Daughter: Brings home an A+ on her presentation…
Son: Brings home 3 different hoodies he’s left at school…
Husband: Oh wow! Big day for both of you, huh?!
It’s weird when the label on a jar of food boldly declares something you thought was a minimum requirement: NOW WITH LESS SAWDUST
it’s cool when my one dog shits the other one has to go and inspect it like “just as i suspected guys. it’s shit.”
At least dinosaurs got to watch music videos on MTV.
Ghost hunters use special cameras made specifically for taking soulfies.
My 16-year-old wants to know how old he needs to be before I remove the window-lock safety feature on the car. My 21-year-old says she’d love to know too.
[being chased by killer]
ME: *frantically pressing crosswalk button*
*takes a drag off a Lucky Strike*
me: I was one hell of an athlete back in the day.
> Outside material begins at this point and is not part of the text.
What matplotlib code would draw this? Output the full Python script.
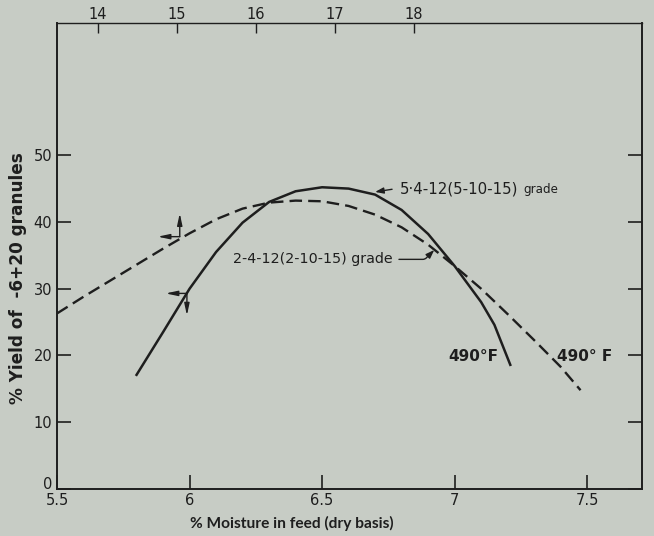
import matplotlib
matplotlib.use('Agg')
from matplotlib import pyplot as plt

# values
moist_dash=[5.5,5.6,5.7,5.8,5.9,6.0,6.1,6.2,6.3,6.4,6.5,6.6,6.7,6.8,6.9,7.0,7.1,7.2,7.3,7.4,7.475]
yield_dash=[26.3,28.8,31.2,33.6,36.0,38.3,40.4,42.0,42.9,43.2,43.1,42.4,41.1,39.2,36.6,33.4,30.0,26.2,22.3,18.3,14.8]
moist_solid=[5.8,5.9,6.0,6.1,6.2,6.3,6.4,6.5,6.6,6.7,6.8,6.9,7.0,7.1,7.15,7.21]
yield_solid=[17.1,23.5,30.0,35.5,39.9,43.0,44.6,45.2,45.0,44.1,41.8,38.2,33.4,28.0,24.6,18.6]
xticks=[5.5,6,6.5,7,7.5]
xtick_labels=['5.5','6','6.5','7','7.5']
yticks=[0,10,20,30,40,50]
top_ticks=[14,15,16,17,18]

bg='#c7ccc5'
ink='#1e1e1e'

fig=plt.figure(figsize=(6.54,5.36),dpi=100)
fig.patch.set_facecolor(bg)
ax=fig.add_axes([0.0872,0.0877,0.8945,0.8693])
ax.set_facecolor(bg)

ax.plot(moist_dash,yield_dash,color=ink,lw=1.7,dashes=(5.3,2.6))
ax.plot(moist_solid,yield_solid,color=ink,lw=1.8)

ax.set_xlim(5.5,7.707)
ax.set_ylim(0,69.8)
ax.set_xticks(xticks)
ax.set_xticklabels(xtick_labels)
ax.set_yticks(yticks)
ax.tick_params(direction='in',length=10,width=1.2,color=ink,labelsize=10.5,labelcolor=ink,
               right=True,labelright=False)
ax.tick_params(axis='x',pad=3)
ax.get_yticklabels()[0].set_verticalalignment('baseline')
for s in ax.spines.values():
    s.set_linewidth(1.4)
    s.set_color(ink)
ax.spines['top'].set_linewidth(1.0)

# second moisture scale on top
def to_top(x):
    return 14+(x-5.655)/0.298
def to_bottom(t):
    return 5.655+(t-14)*0.298
top=ax.secondary_xaxis('top',functions=(to_top,to_bottom))
top.set_xticks(top_ticks)
top.tick_params(direction='in',length=7,width=1.0,color=ink,labelsize=10.5,labelcolor=ink,pad=1)
top.spines['top'].set_visible(False)

fig.text(0.446,0.024,'% Moisture in feed (dry basis)',ha='center',va='center',
         fontsize=11.2,fontweight='bold',family=['Lato','DejaVu Sans'],color=ink)
fig.text(0.027,0.481,'% Yield of  -6+20 granules',ha='center',va='center',rotation=90,
         fontsize=12.2,fontweight='bold',color=ink)

# curve labels
lead=dict(arrowstyle='-|>,head_length=0.5,head_width=0.18',color=ink,lw=1.0,shrinkA=0,shrinkB=0)
ax.annotate('',xy=(6.70,44.5),xytext=(6.764,44.9),arrowprops=lead)
ax.text(6.794,44.9,'5·4-12(5-10-15)',fontsize=10.8,color=ink,va='center')
ax.text(7.26,44.9,'grade',fontsize=8.6,color=ink,va='center')
ax.text(6.164,34.5,'2-4-12(2-10-15) grade',fontsize=10.3,color=ink,va='center')
ax.annotate('',xy=(6.923,35.8),xytext=(6.79,34.4),
            arrowprops=dict(lead,connectionstyle='angle,angleA=0,angleB=45,rad=2'))
ax.text(6.975,19.8,'490°F',fontsize=11,color=ink,va='center',fontweight='bold')
ax.text(7.387,19.8,'490° F',fontsize=11,color=ink,va='center',fontweight='bold')

# axis-pointer arrows
arr=dict(arrowstyle='-|>,head_length=0.7,head_width=0.15',color=ink,lw=1.0,shrinkA=0,shrinkB=0)
ax.annotate('',xy=(5.88,37.8),xytext=(5.963,37.8),arrowprops=arr)
ax.annotate('',xy=(5.963,41.3),xytext=(5.963,37.8),arrowprops=arr)
ax.annotate('',xy=(5.91,29.3),xytext=(5.99,29.3),arrowprops=arr)
ax.annotate('',xy=(5.99,26.0),xytext=(5.99,29.3),arrowprops=arr)

fig.savefig('out.png',dpi=100,facecolor=bg)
young person: Oh yeah? What did you play?
me: Darts.
Girls greet each other normally the way I’d act if I saw a friend who I thought was dead.
Me: I don’t care if schools open, you’re not going.
13: I am going! You’re not using this as an opportunity to live out your homeschool mom fantasies.
Me: Please. My fantasies involve boarding schools. Get over yourself.